Whenever I’m not hanging around a Horizon League game, I like to pop in and watch Baldwin Wallace, one of ONU’s Ohio Athletic Conference rivals because why not, they’re local and play quality ball. Anyway, late in the 2022-23 season No. 14 BW and No. 10 ONU played one of the better games I’ve seen in quite a while, with the offensively-challenged Yellow Jackets somehow getting hot enough to erase a 13-point fourth-quarter deficit before winning in overtime. Sorry for bringing that up, Cassie.

For a relatively young coach, Lastivka has seen an awful lot of different places, including Hocking College, Wilmington College (yet another OAC member), and a pair of Cincinnati high schools. She also holds advanced degrees from Ohio and Tiffin.

3. Dust in the Wind

Last Friday, Milwaukee dropped a series of tweets that seemed to indicate that they were about to start offering player jerseys for sale. Each had a few digital representations of white “MKE” jerseys with names and numbers from the 2024-25 Panthers roster with kinda-but-not-really cryptic messages like “Would you buy a Panthers jersey for the right price?” and “Which one would you buy?”

Not so fast, however, Jorey Buwalda and Kacee Baumhower fans! When I went to find those unusual posts to embed them here, I found that they’d been deleted. The only thing left of them, as far as I’m aware, are these remnants underneath my quote tweet.

What happened? I have no idea, to be clear, but my best guess is that someone in Milwaukee’s compliance department popped an artery. While the NIL era has ushered in the concurrent era of player-branded merchandise, the permissibility of schools directly promoting that merchandise is still a murky area – it was a hard no in the past, but has sort of evolved into a “yeah, that’s probably where things are headed, but do you really want to find out by being first?”

In the meantime, it seems likely that fans of the HL’s individual players will have to continue to rely on the school-logo-free t-shirts and sweatshirts produced by third parties like NIL Elite Gear and InfluenceTee, recently used by Cleveland State’s Paulina Hernandez and Detroit Mercy’s Addisen Mastriano, respectively.

4. Internet Killed the Video Star

Recently, I learned something that absolutely blew my mind. Back around the turn of the century, EA’s NCAA March Madness video game series (later known simply as “NCAA Basketball”) included women’s teams. Not all of them, not even a lot of them – usually, but not always, it was the previous season’s Sweet 16. Nevertheless, that’s a number greater than zero, a staggering fact, given the knowledge that the games in EA’s popular FIFA, NBA Live and NHL series didn’t include women’s teams until within the last decade. NCAA March Madness 98, in fact, was billed as including “the first women-only teams in an electronic sports game.”

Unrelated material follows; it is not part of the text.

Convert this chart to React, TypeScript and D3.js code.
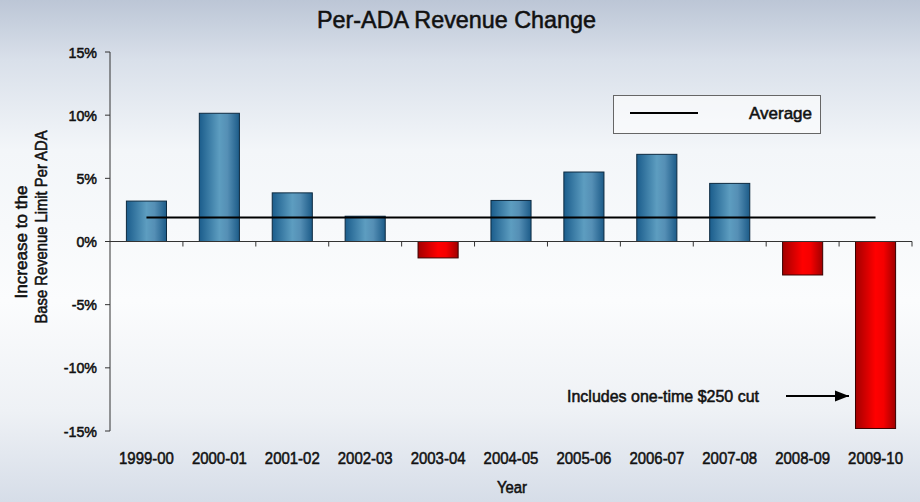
import React, { useEffect } from "react";
import * as d3 from "d3";

const years = ["1999-00", "2000-01", "2001-02", "2002-03", "2003-04", "2004-05", "2005-06", "2006-07", "2007-08", "2008-09", "2009-10"];
const change = [3.2, 10.15, 3.85, 2.0, -1.3, 3.25, 5.5, 6.9, 4.6, -2.65, -14.8];
const average = 1.9;
const yTicks = [15, 10, 5, 0, -5, -10, -15];

const W = 920, H = 502;
const margin = { top: 52, right: 8, bottom: 71, left: 110 };
const font = "'Liberation Sans', Arial, Helvetica, sans-serif";

// slightly heavier text, like the source rendering
const ink = { fill: "#111", stroke: "#111", strokeWidth: 0.55 };

const App = () => {
    useEffect(() => { document.body.style.margin = "0"; }, []);

    const x = d3.scaleBand().domain(years).range([margin.left, W - margin.right]).paddingInner(0.45).paddingOuter(0.225);
    const y = d3.scaleLinear().domain([-15, 15]).range([H - margin.bottom, margin.top]);
    const step = x.step();
    const x0 = margin.left;
    const xEnd = x0 + step * years.length;
    const avgLine = d3.line<number>()
        .x((d) => d)
        .y(() => y(average));
    const first = x(years[0])! + x.bandwidth() / 2;
    const last = x(years[years.length - 1])! + x.bandwidth() / 2;

    return (
        <svg width={W} height={H} style={{ display: "block" }} fontFamily={font}>
            <defs>
                <linearGradient id="bg" x1="0" y1="0" x2="0" y2="1">
                    <stop offset="0" stopColor="#bcc6d6" />
                    <stop offset="0.12" stopColor="#d9e0ea" />
                    <stop offset="0.3" stopColor="#f3f6f9" />
                    <stop offset="0.6" stopColor="#fbfcfd" />
                    <stop offset="0.82" stopColor="#eef1f5" />
                    <stop offset="1" stopColor="#d6dde8" />
                </linearGradient>
                <linearGradient id="blue" x1="0" y1="0" x2="1" y2="0">
                    <stop offset="0" stopColor="#1b5d8c" />
                    <stop offset="0.5" stopColor="#5d9dc0" />
                    <stop offset="0.7" stopColor="#558fb5" />
                    <stop offset="1" stopColor="#1c5b88" />
                </linearGradient>
                <linearGradient id="red" x1="0" y1="0" x2="1" y2="0">
                    <stop offset="0" stopColor="#a30000" />
                    <stop offset="0.5" stopColor="#ff0000" />
                    <stop offset="0.7" stopColor="#f50000" />
                    <stop offset="1" stopColor="#a00000" />
                </linearGradient>
                <marker id="arrow" viewBox="0 0 10 10" refX="10" refY="5" markerWidth="7" markerHeight="7" orient="auto">
                    <path d="M0,1 L10,5 L0,9 z" fill="#000" />
                </marker>
            </defs>
            <rect width={W} height={H} fill="url(#bg)" />

            <text x={317} y={28} fontSize={24} textLength={279} lengthAdjust="spacingAndGlyphs" {...ink}>Per-ADA Revenue Change</text>

            {/* bars */}
            {years.map((yr, i) => {
                const v = change[i];
                return (
                    <rect key={yr} x={x(yr)} width={x.bandwidth()}
                        y={y(Math.max(0, v))} height={Math.abs(y(v) - y(0))}
                        fill={v >= 0 ? "url(#blue)" : "url(#red)"}
                        stroke={v >= 0 ? "#0d2a40" : "#3a0000"} strokeWidth={1} />
                );
            })}

            {/* y axis */}
            <line x1={x0} x2={x0} y1={y(15)} y2={y(-15)} stroke="#333" strokeWidth={1} />
            {yTicks.map((t) => (
                <g key={t}>
                    <line x1={x0 - 5} x2={x0} y1={y(t)} y2={y(t)} stroke="#333" />
                    <text transform={`translate(97,${y(t) + 5.5}) scale(0.92,1)`} textAnchor="end" fontSize={15.5} {...ink}>{t}%</text>
                </g>
            ))}

            {/* x axis at zero */}
            <line x1={x0} x2={xEnd} y1={y(0)} y2={y(0)} stroke="#333" strokeWidth={1} />
            {d3.range(1, years.length + 1).map((i) => (
                <line key={i} x1={x0 + i * step} x2={x0 + i * step} y1={y(0)} y2={y(0) + 5} stroke="#333" />
            ))}
            {years.map((yr) => (
                <text key={yr} transform={`translate(${x(yr)! + x.bandwidth() / 2},464) scale(0.88,1)`} textAnchor="middle" fontSize={17} {...ink}>{yr}</text>
            ))}
            <text transform="translate(512,493) scale(0.9,1)" textAnchor="middle" fontSize={16.5} {...ink}>Year</text>

            {/* y title */}
            <text transform="translate(27,242) rotate(-90)" textAnchor="middle" fontSize={16.5} textLength={113} lengthAdjust="spacingAndGlyphs" {...ink}>Increase to the</text>
            <text transform="translate(47,227) rotate(-90)" textAnchor="middle" fontSize={16.5} textLength={193} lengthAdjust="spacingAndGlyphs" {...ink}>Base Revenue Limit Per ADA</text>

            {/* average */}
            <path d={avgLine([first, last]) || ""} stroke="#000" strokeWidth={2} fill="none" />

            {/* legend */}
            <rect x={613.5} y={95.5} width={207} height={38} fill="#fff" fillOpacity={0.6} stroke="#666" strokeWidth={1} />
            <line x1={630} x2={698} y1={113} y2={113} stroke="#000" strokeWidth={2} />
            <text x={812} y={118.5} textAnchor="end" fontSize={17} textLength={63} lengthAdjust="spacingAndGlyphs" {...ink}>Average</text>

            {/* annotation */}
            <text x={567} y={402} fontSize={16.5} textLength={192} lengthAdjust="spacingAndGlyphs" {...ink}>Includes one-time $250 cut</text>
            <line x1={786} x2={849} y1={396} y2={396} stroke="#000" strokeWidth={2} markerEnd="url(#arrow)" />
        </svg>
    );
};

export default App;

Not unlike the present day, women’s sports were having A Moment in the late 20th century. Players like Sheryl Swoopes, Rebecca Lobo and, yes, Dawn Staley helped the U.S. win basketball gold at the 1996 Olympics in Atlanta, which turbocharged the WNBA’s highly-successful launch a year later. American women also won notable tournaments in hockey (the 1998 Olympics, the first with women’s teams) and soccer (the 1999 World Cup, immortalized by Brandi Chastain’s sports bra). In college basketball, the NCAA Tournament had emerged from its largely-anonymous early days as the Tennessee-UConn rivalry began to dominate the sport, headlined by legendary and charismatic coaches Pat Summitt and Geno Auriemma.

So, EA figured, the time was right to start including women’s teams in their college basketball games, and they did for the first four editions of NCAA March Madness, before cutting them out without explanation in 2002. Still, that was late enough to capture the video game likeness of a Wisconsin Badgers sniper named Kyle Black, who once led the Big Ten in three-point percentage. You may better know her as Milwaukee head coach Kyle Rechlicz.

5. Bitter Sweet Symphony

I don’t really like to get too deep into the scholarship offers extended by teams, even on my Cleveland State beat (I’ll typically retweet the offer, follow the player, and pretty much leave it there), for reasons that are probably obvious. In most cases, the prospects in question are years away from the college hardwood and well on their way to accumulating more interest, possibly including high major programs. Additionally, the coaching staff can always change their approach and stop recruiting an individual, even after making an offer. Or leave the school altogether.

So, to be brutally honest, there’s very little return on investment to devoting much of my extremely-limited time to paying too much attention to offers. The alternative is to become one of those people who constantly contacts high school kids to pry nuggets of information in order to dump them behind a paywall. And…no. That entire coverage area gives me the ick, full offense intended.

However, every once in a while, an offer comes along that’s worth observing, if nothing else. Here’s one: 2027 combo guard Hallie Schwieterman out of Jay County High School in Portland, IN. Schwieterman recently collected an offer from Northern Kentucky.

Of course, she also holds an offer from Purdue Fort Wayne, which makes a ton of sense since (if you somehow haven’t put 2 and 2 together yet) her older sister is Mastodons sophomore Renna Schwieterman, who played a notable role for PFW as a rookie last year. Renna’s eligibility clock and the realities of the current college basketball landscape make a reunion pretty unlikely, but it would be pretty schwiet to have another member of the family in the HL either way.